Uncle Sam Army Recruiting posterMy dad continues the story in this fashion.  His mother took him to the army recruiter in Fort Worth where he planned to lie about his age and sign up.  She would be complicit.  The recruiter, anxious to fill his quota, asked Daddy how much he weighed.  When he told him his guess (because Daddy had no idea), the recruiter looked concerned.  He told Daddy to do exactly what he told him.  These were his instructions.  Go find a half gallon of buttermilk and a handful of bananas.  Eat those bananas and drink that buttermilk in rapid succession.  Finish them off as you enter back through the door of this recruiting office.  Dad did exactly as he was told.  As he cleared the office door threshold the recruiter directed him to the scales.  Climbing on the scales, Dad held his breath.  He was so full he couldn’t catch his breath any way.  He made it, with an ounce or two to spare!  He was in!
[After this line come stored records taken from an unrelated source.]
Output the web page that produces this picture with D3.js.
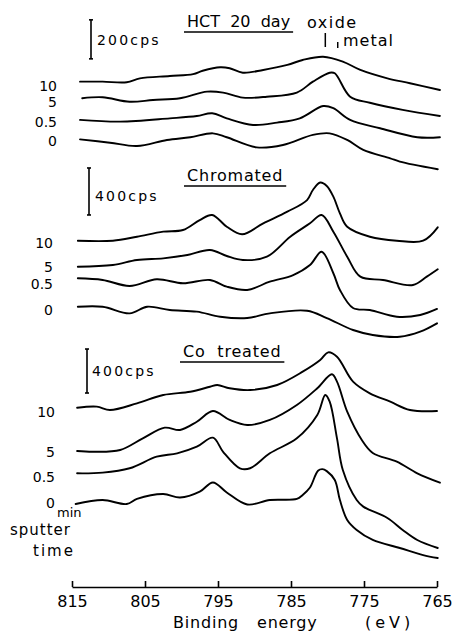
<!DOCTYPE html>
<html>
<head>
<meta charset="utf-8" />
<title>Cr 2p spectra vs sputter time</title>
<script src="https://d3js.org/d3.v7.min.js"></script>
<style>
  body { margin: 0; background: #fff; }
  svg text { font-family: "DejaVu Sans", sans-serif; fill: #000; white-space: pre; }
  .axis path, .axis line { stroke: #000; stroke-width: 1.6; }
  .axis text { font-size: 16px; }
  .curve { fill: none; stroke: #000; stroke-width: 1.9; stroke-linejoin: round; stroke-linecap: round; }
</style>
</head>
<body>
<div id="chart"></div>
<script>
// binding energy ticks (eV)
var energyTicks = [815, 805, 795, 785, 775, 765];
var panelTitles = ["HCT  20  day", "Chromated", "Co  treated"];
var sputterLabels = ["10", "5", "0.5", "0"];
var scaleBarCps = [200, 400, 400];
var scaleBarBottom = [570, 1064, 1518]; // cps level where the scale bar starts
var oxideE = 780.3, metalE = 778.6;

// HCT 20 day
var hct10E = [813.9, 810.8, 807.5, 805.7, 801.6, 798.4, 797.1, 794.7, 793.4, 791.6, 788.8, 785.5, 783.4, 780.6, 777.9, 775.5, 771.8, 768.7, 764.6];
var hct10 = [453, 453, 450, 470, 482, 492, 509, 527, 522, 499, 513, 539, 564, 581, 556, 513, 470, 445, 410];
var hct5E = [813.6, 810.8, 807.1, 803.9, 800.2, 796.5, 794.3, 791.6, 788.3, 784.2, 782.0, 779.7, 779.0, 776.9, 774.2, 769.7, 764.6];
var hct5 = [368, 373, 350, 359, 368, 402, 397, 371, 376, 397, 453, 499, 496, 376, 345, 308, 277];
var hct05E = [813.9, 808.4, 801.6, 797.9, 795.8, 793.8, 790.2, 786.9, 783.8, 780.6, 779.2, 776.9, 772.8, 767.7, 764.6];
var hct05 = [257, 248, 265, 277, 291, 265, 231, 243, 265, 328, 317, 257, 214, 168, 168];
var hct0E = [813.9, 809.8, 806.1, 802.0, 798.8, 795.7, 793.8, 789.7, 786.1, 782.0, 779.7, 777.3, 775.1, 771.4, 770.1, 764.9];
var hct0 = [157, 140, 123, 154, 168, 188, 168, 116, 128, 180, 188, 154, 103, 60, 43, 4];

// Chromated
var chr10E = [814.2, 809.4, 806.1, 802.5, 799.8, 797.5, 795.8, 793.8, 791.7, 788.8, 785.5, 782.8, 782.0, 781.0, 780.1, 779.2, 778.3, 777.3, 774.2, 770.5, 766.9, 764.9];
var chr10 = [845, 845, 879, 922, 936, 1021, 1064, 964, 900, 993, 1092, 1191, 1277, 1340, 1311, 1220, 1078, 964, 879, 845, 845, 959];
var chr5E = [814.2, 809.4, 806.1, 802.5, 799.2, 796.1, 793.8, 791.6, 788.3, 785.1, 782.4, 780.8, 779.2, 777.3, 775.5, 772.4, 768.3, 766.4, 764.9];
var chr5 = [624, 638, 681, 695, 723, 766, 715, 681, 709, 879, 993, 1064, 922, 709, 539, 511, 468, 539, 602];
var chr05E = [814.2, 810.8, 807.1, 803.4, 799.8, 796.1, 793.8, 791.0, 787.9, 784.7, 782.4, 780.8, 779.2, 778.3, 776.5, 774.2, 770.5, 767.3, 765.0];
var chr05 = [525, 511, 460, 517, 483, 511, 454, 426, 496, 553, 638, 751, 568, 426, 272, 255, 198, 213, 264];
var chr0E = [814.2, 810.8, 807.1, 804.7, 801.6, 797.9, 794.7, 791.0, 787.9, 782.8, 780.1, 776.5, 773.8, 770.1, 767.3, 765.0];
var chr0 = [283, 283, 227, 283, 255, 241, 198, 187, 227, 249, 187, 85, 43, 28, 71, 142];

// Co treated
var co10E = [814.3, 811.6, 809.8, 806.1, 802.5, 798.8, 796.1, 795.1, 793.4, 790.6, 786.9, 783.4, 781.0, 779.9, 778.7, 776.5, 774.2, 771.4, 768.7, 765.0];
var co10 = [1384, 1394, 1364, 1424, 1500, 1530, 1575, 1591, 1561, 1545, 1591, 1712, 1818, 1888, 1848, 1621, 1515, 1439, 1364, 1354];
var co5E = [814.3, 812.1, 808.4, 805.3, 802.3, 800.2, 797.9, 795.7, 793.4, 791.0, 787.9, 784.2, 781.4, 779.4, 778.7, 777.3, 775.3, 773.8, 770.5, 767.7, 764.6];
var co5 = [991, 984, 1000, 1106, 1203, 1182, 1257, 1354, 1273, 1227, 1273, 1409, 1561, 1688, 1621, 1348, 1091, 973, 894, 788, 703];
var co05E = [814.3, 810.8, 807.1, 803.4, 800.6, 797.9, 795.7, 794.3, 792.0, 790.6, 787.9, 784.2, 781.4, 780.3, 779.7, 778.7, 777.9, 776.0, 775.1, 771.8, 769.7, 767.7, 764.9];
var co05 = [788, 794, 834, 939, 970, 1030, 1112, 984, 834, 834, 970, 1106, 1318, 1500, 1439, 1106, 818, 545, 485, 382, 273, 182, 109];
var co0E = [814.5, 810.8, 807.5, 806.1, 802.5, 800.2, 797.5, 795.7, 793.8, 791.0, 787.9, 784.2, 783.4, 782.4, 781.3, 780.7, 780.1, 779.0, 778.3, 777.3, 776.0, 773.8, 770.1, 766.9, 764.9];
var co0 = [509, 545, 509, 555, 600, 568, 621, 705, 614, 505, 545, 555, 591, 659, 812, 826, 808, 727, 545, 364, 273, 182, 109, 45, 18];

var curves = [
  [[hct10E, hct10], [hct5E, hct5], [hct05E, hct05], [hct0E, hct0]],
  [[chr10E, chr10], [chr5E, chr5], [chr05E, chr05], [chr0E, chr0]],
  [[co10E, co10], [co5E, co5], [co05E, co05], [co0E, co0]]
];

var width = 452, height = 636;
var svg = d3.select("#chart").append("svg")
  .attr("width", width)
  .attr("height", height);

var x = d3.scaleLinear().domain([815, 765]).range([72, 437]);

// layout of each panel: zero level, pixels per scale bar, label/title spots
var panelLayout = [
  { y0: 170, barPx: 39, barX: 91, labelX: 57, labelDy: [9, 9, 7, 7], cpsX: 97, cpsY: 45, titleX: 187, titleY: 27, spacing: 0 },
  { y0: 340, barPx: 47, barX: 89, labelX: 53, labelDy: [7, 5, 11, 8], cpsX: 95, cpsY: 201, titleX: 187, titleY: 181, spacing: 0.8 },
  { y0: 560, barPx: 44, barX: 87, labelX: 55, labelDy: [9, 6, 9, 4], cpsX: 92, cpsY: 376, titleX: 183, titleY: 357, spacing: 0.8 }
];

var line = d3.line()
  .x(function (d) { return x(d[0]); })
  .y(function (d) { return d[1]; })
  .curve(d3.curveCatmullRom.alpha(0.5));

panelLayout.forEach(function (p, i) {
  var y = d3.scaleLinear().domain([0, scaleBarCps[i]]).range([p.y0, p.y0 - p.barPx]);
  var g = svg.append("g");

  curves[i].forEach(function (c, j) {
    var pts = c[0].map(function (e, k) { return [e, y(c[1][k])]; });
    g.append("path").attr("class", "curve").attr("d", line(pts));
    g.append("text")
      .attr("x", p.labelX)
      .attr("y", y(c[1][0]) + p.labelDy[j])
      .attr("text-anchor", "end")
      .style("font-size", "14px")
      .text(sputterLabels[j]);
  });

  // scale bar
  var yb0 = y(scaleBarBottom[i]), yb1 = y(scaleBarBottom[i] + scaleBarCps[i]);
  g.append("line").attr("x1", p.barX).attr("x2", p.barX).attr("y1", yb0).attr("y2", yb1)
    .attr("stroke", "#000").attr("stroke-width", 1.6);
  [yb0, yb1].forEach(function (yy) {
    g.append("line").attr("x1", p.barX - 2).attr("x2", p.barX + 2).attr("y1", yy).attr("y2", yy)
      .attr("stroke", "#000").attr("stroke-width", 1.6);
  });
  g.append("text")
    .attr("x", p.cpsX).attr("y", p.cpsY)
    .style("font-size", "14px").style("letter-spacing", "2.2px")
    .text(scaleBarCps[i] + "cps");

  // title with underline
  var t = g.append("text")
    .attr("x", p.titleX).attr("y", p.titleY)
    .style("font-size", "16px").style("letter-spacing", p.spacing + "px")
    .text(panelTitles[i]);
  var bb = t.node().getBBox();
  g.append("line")
    .attr("x1", bb.x - 3).attr("x2", bb.x + bb.width + 3)
    .attr("y1", p.titleY + 5).attr("y2", p.titleY + 5)
    .attr("stroke", "#000").attr("stroke-width", 1.6);
});

// oxide / metal markers
svg.append("text").attr("x", 307).attr("y", 28)
  .style("font-size", "16px").style("letter-spacing", "1.5px").text("oxide");
svg.append("line").attr("x1", x(oxideE)).attr("x2", x(oxideE)).attr("y1", 33).attr("y2", 47)
  .attr("stroke", "#000").attr("stroke-width", 1.5);
svg.append("line").attr("x1", x(metalE)).attr("x2", x(metalE)).attr("y1", 42).attr("y2", 48)
  .attr("stroke", "#000").attr("stroke-width", 1.5);
svg.append("text").attr("x", 343).attr("y", 46)
  .style("font-size", "16px").style("letter-spacing", "1px").text("metal");

// sputter time note
svg.append("text").attr("x", 57).attr("y", 517).style("font-size", "13px").text("min");
svg.append("text").attr("x", 10).attr("y", 535).style("font-size", "15px").style("letter-spacing", "1px").text("sputter");
svg.append("text").attr("x", 33).attr("y", 556).style("font-size", "15px").style("letter-spacing", "2px").text("time");

// x axis
var xAxis = d3.axisBottom(x)
  .tickValues(energyTicks)
  .tickSizeInner(-6)
  .tickSizeOuter(0)
  .tickPadding(9)
  .tickFormat(d3.format("d"));
svg.append("g")
  .attr("class", "axis")
  .attr("transform", "translate(0,587)")
  .call(xAxis);

svg.append("text").attr("x", 173).attr("y", 628).style("font-size", "16px").style("letter-spacing", "0.8px").text("Binding");
svg.append("text").attr("x", 257).attr("y", 628).style("font-size", "16px").style("letter-spacing", "0.8px").text("energy");
svg.append("text").attr("x", 365).attr("y", 628).style("font-size", "16px").style("letter-spacing", "4px").text("(eV)");
</script>
</body>
</html>
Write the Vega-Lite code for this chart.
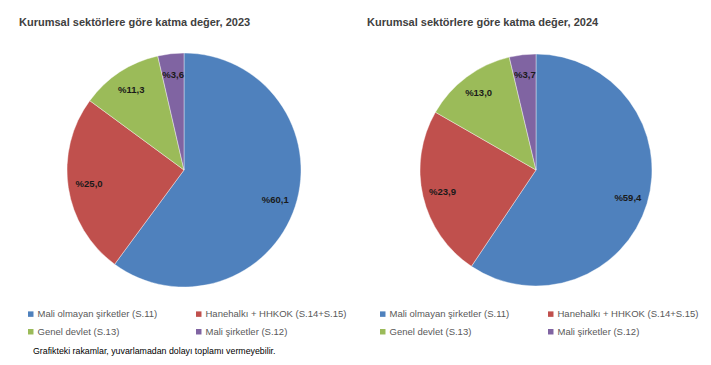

I probably should add more context to Dad’s story.  The U.S. Armed Forces were not in very good shape as the year began in 1935.  The decision had been made not to provide military training to the thousands of young men working in the Civilian Conservation Corp (CCC).  They would remain civilian.  So, their presence and availability would not add to the country’s military readiness.  Meanwhile, many of the enlisted men and officers had begun to cycle out of the military before 1935.  Numbers were down when they needed to be going up.   By August of 1935 the U.S. Congress accepted the recommendation of General Douglas MacArthur and appropriated much larger amounts of resources to build up the military, especially the air and naval defensive strength.  Mom and I talked about this story over the holidays and she added additional context.  She said the older dairy boys, older than Dad, also went and signed up for the Army at the same time.  Apparently all the boys had been discussing a way off of the farm and “into some money” and independence.  The Army’s stepped up recruitment provided them their opportunity.  A dead mule lit the fuse!  Mom said the dairy boys’ parents were not happy and were eventually able to buy their military obligation off and bring their sons home.  Dad was in for the duration.

My dad’s story reminds me of a joke I first heard over twenty-five years ago.  There was an eighteen-year-old young man exasperated by his parents.  He told them he was leaving.  When asked why, he told them he was tired of being told what to do, when to do it and how to do it.  He wanted his freedom.  He felt he was old enough to make his own decisions.  He was leaving.  They asked him what he was planning to do.  He responded, “I’m thinking about joining the Marines”!

Burton Lee Roberts Army
An “extra” young “18” year old Burton Lee

Burton Lee Roberts “ran away” from home when his was sixteen.  It was 1935.  He was in the Army now!